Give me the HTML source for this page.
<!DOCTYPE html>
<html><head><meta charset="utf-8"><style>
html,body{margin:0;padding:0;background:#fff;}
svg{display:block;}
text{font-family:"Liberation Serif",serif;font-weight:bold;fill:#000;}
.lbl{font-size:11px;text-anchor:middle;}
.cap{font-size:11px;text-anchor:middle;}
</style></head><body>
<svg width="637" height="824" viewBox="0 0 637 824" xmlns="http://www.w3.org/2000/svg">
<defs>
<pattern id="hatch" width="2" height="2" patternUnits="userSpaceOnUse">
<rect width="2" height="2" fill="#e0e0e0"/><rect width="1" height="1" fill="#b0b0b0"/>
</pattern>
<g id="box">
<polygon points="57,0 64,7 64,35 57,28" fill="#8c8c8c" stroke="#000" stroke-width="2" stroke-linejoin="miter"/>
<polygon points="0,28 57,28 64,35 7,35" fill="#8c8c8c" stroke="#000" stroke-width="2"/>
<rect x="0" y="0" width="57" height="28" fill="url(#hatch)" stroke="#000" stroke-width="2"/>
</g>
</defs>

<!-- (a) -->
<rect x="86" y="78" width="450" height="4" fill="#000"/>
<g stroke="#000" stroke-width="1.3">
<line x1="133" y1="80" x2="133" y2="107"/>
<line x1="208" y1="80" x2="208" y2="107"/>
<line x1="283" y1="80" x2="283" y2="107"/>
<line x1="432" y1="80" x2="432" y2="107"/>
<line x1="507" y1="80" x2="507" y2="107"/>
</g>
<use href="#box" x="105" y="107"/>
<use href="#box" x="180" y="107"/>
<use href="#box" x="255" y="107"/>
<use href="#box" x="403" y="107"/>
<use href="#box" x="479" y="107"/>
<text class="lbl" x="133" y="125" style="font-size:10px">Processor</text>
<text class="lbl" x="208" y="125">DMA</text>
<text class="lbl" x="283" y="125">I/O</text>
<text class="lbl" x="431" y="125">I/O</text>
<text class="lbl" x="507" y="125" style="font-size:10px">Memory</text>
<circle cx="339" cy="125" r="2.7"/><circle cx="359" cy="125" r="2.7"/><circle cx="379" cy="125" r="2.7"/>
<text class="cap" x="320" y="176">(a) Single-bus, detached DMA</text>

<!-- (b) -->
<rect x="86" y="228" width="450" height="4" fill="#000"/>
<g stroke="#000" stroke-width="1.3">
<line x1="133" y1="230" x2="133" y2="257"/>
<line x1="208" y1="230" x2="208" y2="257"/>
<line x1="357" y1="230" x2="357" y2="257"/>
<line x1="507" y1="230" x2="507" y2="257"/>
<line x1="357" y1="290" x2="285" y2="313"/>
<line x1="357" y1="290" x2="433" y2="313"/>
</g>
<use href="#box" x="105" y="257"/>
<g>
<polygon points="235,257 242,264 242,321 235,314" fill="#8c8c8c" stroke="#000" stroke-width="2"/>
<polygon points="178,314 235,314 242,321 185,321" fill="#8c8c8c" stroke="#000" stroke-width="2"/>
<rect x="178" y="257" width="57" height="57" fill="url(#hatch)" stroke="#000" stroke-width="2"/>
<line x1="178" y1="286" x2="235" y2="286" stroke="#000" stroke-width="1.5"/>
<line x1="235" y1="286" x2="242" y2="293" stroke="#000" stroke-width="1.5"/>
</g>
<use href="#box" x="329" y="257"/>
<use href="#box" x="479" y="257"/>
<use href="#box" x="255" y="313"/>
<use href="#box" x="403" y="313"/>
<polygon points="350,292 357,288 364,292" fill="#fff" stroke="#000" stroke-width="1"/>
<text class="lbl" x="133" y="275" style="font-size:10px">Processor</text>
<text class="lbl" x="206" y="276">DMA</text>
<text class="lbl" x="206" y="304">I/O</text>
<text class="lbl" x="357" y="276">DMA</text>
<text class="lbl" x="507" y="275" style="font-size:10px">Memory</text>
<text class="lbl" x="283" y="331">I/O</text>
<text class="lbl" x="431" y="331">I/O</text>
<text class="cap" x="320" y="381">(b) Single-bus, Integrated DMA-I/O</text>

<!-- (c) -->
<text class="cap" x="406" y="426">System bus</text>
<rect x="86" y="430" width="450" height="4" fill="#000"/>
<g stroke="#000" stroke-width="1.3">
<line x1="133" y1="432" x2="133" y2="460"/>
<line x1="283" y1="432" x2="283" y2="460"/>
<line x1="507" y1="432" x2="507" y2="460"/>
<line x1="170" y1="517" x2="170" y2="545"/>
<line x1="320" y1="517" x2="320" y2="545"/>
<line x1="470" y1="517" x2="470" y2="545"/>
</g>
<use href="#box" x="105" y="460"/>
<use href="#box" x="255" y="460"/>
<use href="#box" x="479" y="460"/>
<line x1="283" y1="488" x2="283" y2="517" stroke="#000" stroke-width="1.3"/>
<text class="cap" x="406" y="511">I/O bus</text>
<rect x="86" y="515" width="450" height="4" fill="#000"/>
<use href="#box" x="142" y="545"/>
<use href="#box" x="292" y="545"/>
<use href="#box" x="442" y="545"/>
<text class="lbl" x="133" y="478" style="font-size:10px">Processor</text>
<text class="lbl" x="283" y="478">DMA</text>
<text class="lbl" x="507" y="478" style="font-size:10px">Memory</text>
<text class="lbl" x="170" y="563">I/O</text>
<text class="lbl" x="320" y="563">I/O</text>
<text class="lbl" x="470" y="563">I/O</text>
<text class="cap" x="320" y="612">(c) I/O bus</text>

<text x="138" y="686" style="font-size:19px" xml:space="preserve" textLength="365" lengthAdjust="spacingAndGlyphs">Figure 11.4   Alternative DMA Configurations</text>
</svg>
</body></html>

--

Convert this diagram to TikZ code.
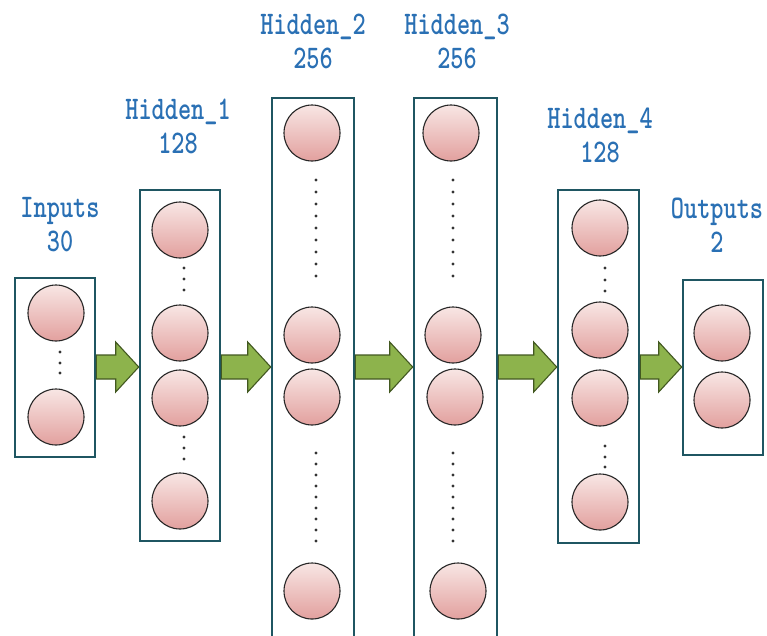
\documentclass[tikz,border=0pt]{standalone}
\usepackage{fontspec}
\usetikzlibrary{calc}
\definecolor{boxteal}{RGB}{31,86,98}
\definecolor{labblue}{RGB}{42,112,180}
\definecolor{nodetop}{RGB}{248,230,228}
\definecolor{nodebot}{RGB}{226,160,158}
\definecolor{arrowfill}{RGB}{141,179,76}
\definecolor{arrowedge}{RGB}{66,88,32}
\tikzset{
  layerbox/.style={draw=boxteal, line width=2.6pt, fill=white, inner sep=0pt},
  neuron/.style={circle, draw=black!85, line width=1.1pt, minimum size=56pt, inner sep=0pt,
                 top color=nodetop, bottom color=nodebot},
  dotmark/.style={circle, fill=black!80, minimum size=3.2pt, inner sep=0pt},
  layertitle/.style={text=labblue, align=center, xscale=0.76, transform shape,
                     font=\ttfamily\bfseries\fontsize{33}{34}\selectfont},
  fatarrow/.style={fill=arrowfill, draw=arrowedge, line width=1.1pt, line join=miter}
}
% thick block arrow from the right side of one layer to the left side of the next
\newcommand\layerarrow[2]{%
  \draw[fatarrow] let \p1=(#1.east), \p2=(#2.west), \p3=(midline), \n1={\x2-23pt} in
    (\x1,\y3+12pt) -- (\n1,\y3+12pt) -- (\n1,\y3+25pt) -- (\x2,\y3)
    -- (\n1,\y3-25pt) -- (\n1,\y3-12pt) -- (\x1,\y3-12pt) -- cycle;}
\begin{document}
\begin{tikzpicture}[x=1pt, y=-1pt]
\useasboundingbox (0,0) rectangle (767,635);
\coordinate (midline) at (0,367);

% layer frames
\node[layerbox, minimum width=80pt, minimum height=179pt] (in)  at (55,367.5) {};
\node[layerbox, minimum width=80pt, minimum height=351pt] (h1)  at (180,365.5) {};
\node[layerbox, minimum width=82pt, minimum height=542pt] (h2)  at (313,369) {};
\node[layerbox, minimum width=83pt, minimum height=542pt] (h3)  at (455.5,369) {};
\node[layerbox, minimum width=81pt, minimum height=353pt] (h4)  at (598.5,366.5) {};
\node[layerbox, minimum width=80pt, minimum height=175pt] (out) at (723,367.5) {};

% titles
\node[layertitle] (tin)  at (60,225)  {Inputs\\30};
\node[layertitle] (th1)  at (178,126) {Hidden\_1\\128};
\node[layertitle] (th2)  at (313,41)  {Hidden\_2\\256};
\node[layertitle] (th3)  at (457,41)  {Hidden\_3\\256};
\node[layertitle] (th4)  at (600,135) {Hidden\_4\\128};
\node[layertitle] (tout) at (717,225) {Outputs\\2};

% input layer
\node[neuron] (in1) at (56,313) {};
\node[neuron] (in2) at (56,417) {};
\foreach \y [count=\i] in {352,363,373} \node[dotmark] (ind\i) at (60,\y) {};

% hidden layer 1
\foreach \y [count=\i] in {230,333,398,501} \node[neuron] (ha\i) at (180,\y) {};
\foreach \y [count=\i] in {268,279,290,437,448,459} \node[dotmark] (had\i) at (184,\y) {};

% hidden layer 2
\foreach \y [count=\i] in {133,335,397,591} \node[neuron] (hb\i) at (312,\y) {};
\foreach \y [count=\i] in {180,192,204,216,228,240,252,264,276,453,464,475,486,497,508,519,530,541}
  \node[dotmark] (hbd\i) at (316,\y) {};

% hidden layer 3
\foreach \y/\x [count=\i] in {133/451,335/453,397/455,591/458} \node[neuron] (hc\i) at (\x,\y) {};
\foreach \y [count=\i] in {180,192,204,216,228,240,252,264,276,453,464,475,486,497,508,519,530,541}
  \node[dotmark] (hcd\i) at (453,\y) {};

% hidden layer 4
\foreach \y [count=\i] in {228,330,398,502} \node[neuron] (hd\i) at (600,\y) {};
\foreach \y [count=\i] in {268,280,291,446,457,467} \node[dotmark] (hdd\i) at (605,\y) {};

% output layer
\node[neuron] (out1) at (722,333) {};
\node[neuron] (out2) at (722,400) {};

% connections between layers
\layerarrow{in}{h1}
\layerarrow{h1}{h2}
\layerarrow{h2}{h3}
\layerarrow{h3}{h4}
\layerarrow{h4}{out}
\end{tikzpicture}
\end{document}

* **EXERCISE TASK**: From the entries above, pull out each line that includes "this".

* **IN RESPONSE**:
Give me the HTML source for this page.
Convert this diagram to TikZ code.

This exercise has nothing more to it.